=== Data excerpt ===

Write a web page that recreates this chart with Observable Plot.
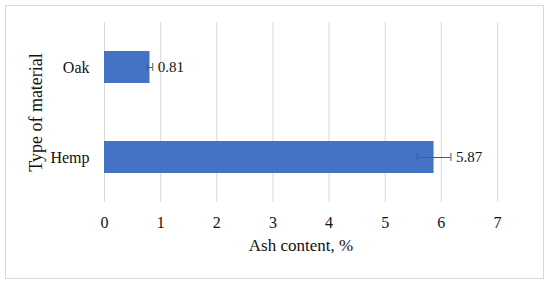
<!DOCTYPE html>
<html>
<head>
<meta charset="utf-8">
<script src="https://cdn.jsdelivr.net/npm/d3@7"></script>
<script src="https://cdn.jsdelivr.net/npm/@observablehq/plot@0.6"></script>
<style>
  html, body { margin: 0; padding: 0; background: #fff; }
  #wrap { position: relative; width: 550px; height: 285px; }
  #frame { position: absolute; left: 5px; top: 5px; width: 539px; height: 274px; border: 1px solid #d9d9d9; box-sizing: border-box; }
  #chart { position: absolute; left: 0; top: 0; }
  #chart svg text { font-family: 'Liberation Serif', 'DejaVu Serif', serif !important; font-size: 16px !important; font-variant: normal !important; fill: #111; }
  #chart svg g[aria-label="x-axis label"] text { font-size: 17px !important; }
  #chart svg g[aria-label="y-axis label"] text { font-size: 18px !important; }
  #chart svg g[aria-label="text"] text { font-size: 15px !important; }
</style>
</head>
<body>
<div id="wrap"><div id="frame"></div><div id="chart"></div></div>
<script>
const materials = ["Oak", "Hemp"];
const ashContent = [0.81, 5.87];
const ashError = [0.05, 0.30];
const labels = ["0.81", "5.87"];
const xTicks = [0, 1, 2, 3, 4, 5, 6, 7];

const data = materials.map((m, i) => ({
  material: m, value: ashContent[i], err: ashError[i], label: labels[i]
}));

const chart = Plot.plot({
  width: 550,
  height: 285,
  marginLeft: 104,
  marginRight: 53,
  marginTop: 22,
  marginBottom: 83,
  style: { background: "transparent" },
  x: { domain: [0, 7], ticks: xTicks },
  y: { domain: materials, paddingInner: 0.645, paddingOuter: 0.32 },
  marks: [
    Plot.gridX(xTicks, { stroke: "#d9d9d9", strokeOpacity: 1, strokeWidth: 1 }),
    Plot.barX(data, { x: "value", y: "material", fill: "#4472c4" }),
    Plot.ruleY(data, { x1: d => d.value - d.err, x2: d => d.value + d.err, y: "material", stroke: "#595959", strokeWidth: 1 }),
    Plot.tickX(data, { x: d => d.value - d.err, y: "material", stroke: "#595959", insetTop: 12, insetBottom: 12 }),
    Plot.tickX(data, { x: d => d.value + d.err, y: "material", stroke: "#595959", insetTop: 12, insetBottom: 12 }),
    Plot.text(data, { x: d => d.value + d.err, y: "material", text: "label", textAnchor: "start", dx: 5 }),
    Plot.axisX(xTicks, { tickSize: 0, tickPadding: 14, label: "Ash content, %", labelAnchor: "center", labelOffset: 48, labelArrow: "none" }),
    Plot.axisY({ tickSize: 0, tickPadding: 15, label: "Type of material", labelAnchor: "center", labelOffset: 75, labelArrow: "none" })
  ]
});
document.getElementById("chart").appendChild(chart);
</script>
</body>
</html>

===

* _Description of the task_
Leave out the pictures and reproduce the rest of the listing exactly.

* _Full output_
Write a web page that recreates this chart with Observable Plot.
<!DOCTYPE html>
<html>
<head>
<meta charset="utf-8">
<script src="https://cdn.jsdelivr.net/npm/d3@7"></script>
<script src="https://cdn.jsdelivr.net/npm/@observablehq/plot@0.6"></script>
<style>
  html, body { margin: 0; padding: 0; background: #fff; }
  #wrap { position: relative; width: 550px; height: 285px; }
  #frame { position: absolute; left: 5px; top: 5px; width: 539px; height: 274px; border: 1px solid #d9d9d9; box-sizing: border-box; }
  #chart { position: absolute; left: 0; top: 0; }
  #chart svg text { font-family: 'Liberation Serif', 'DejaVu Serif', serif !important; font-size: 16px !important; font-variant: normal !important; fill: #111; }
  #chart svg g[aria-label="x-axis label"] text { font-size: 17px !important; }
  #chart svg g[aria-label="y-axis label"] text { font-size: 18px !important; }
  #chart svg g[aria-label="text"] text { font-size: 15px !important; }
</style>
</head>
<body>
<div id="wrap"><div id="frame"></div><div id="chart"></div></div>
<script>
const materials = ["Oak", "Hemp"];
const ashContent = [0.81, 5.87];
const ashError = [0.05, 0.30];
const labels = ["0.81", "5.87"];
const xTicks = [0, 1, 2, 3, 4, 5, 6, 7];

const data = materials.map((m, i) => ({
  material: m, value: ashContent[i], err: ashError[i], label: labels[i]
}));

const chart = Plot.plot({
  width: 550,
  height: 285,
  marginLeft: 104,
  marginRight: 53,
  marginTop: 22,
  marginBottom: 83,
  style: { background: "transparent" },
  x: { domain: [0, 7], ticks: xTicks },
  y: { domain: materials, paddingInner: 0.645, paddingOuter: 0.32 },
  marks: [
    Plot.gridX(xTicks, { stroke: "#d9d9d9", strokeOpacity: 1, strokeWidth: 1 }),
    Plot.barX(data, { x: "value", y: "material", fill: "#4472c4" }),
    Plot.ruleY(data, { x1: d => d.value - d.err, x2: d => d.value + d.err, y: "material", stroke: "#595959", strokeWidth: 1 }),
    Plot.tickX(data, { x: d => d.value - d.err, y: "material", stroke: "#595959", insetTop: 12, insetBottom: 12 }),
    Plot.tickX(data, { x: d => d.value + d.err, y: "material", stroke: "#595959", insetTop: 12, insetBottom: 12 }),
    Plot.text(data, { x: d => d.value + d.err, y: "material", text: "label", textAnchor: "start", dx: 5 }),
    Plot.axisX(xTicks, { tickSize: 0, tickPadding: 14, label: "Ash content, %", labelAnchor: "center", labelOffset: 48, labelArrow: "none" }),
    Plot.axisY({ tickSize: 0, tickPadding: 15, label: "Type of material", labelAnchor: "center", labelOffset: 75, labelArrow: "none" })
  ]
});
document.getElementById("chart").appendChild(chart);
</script>
</body>
</html>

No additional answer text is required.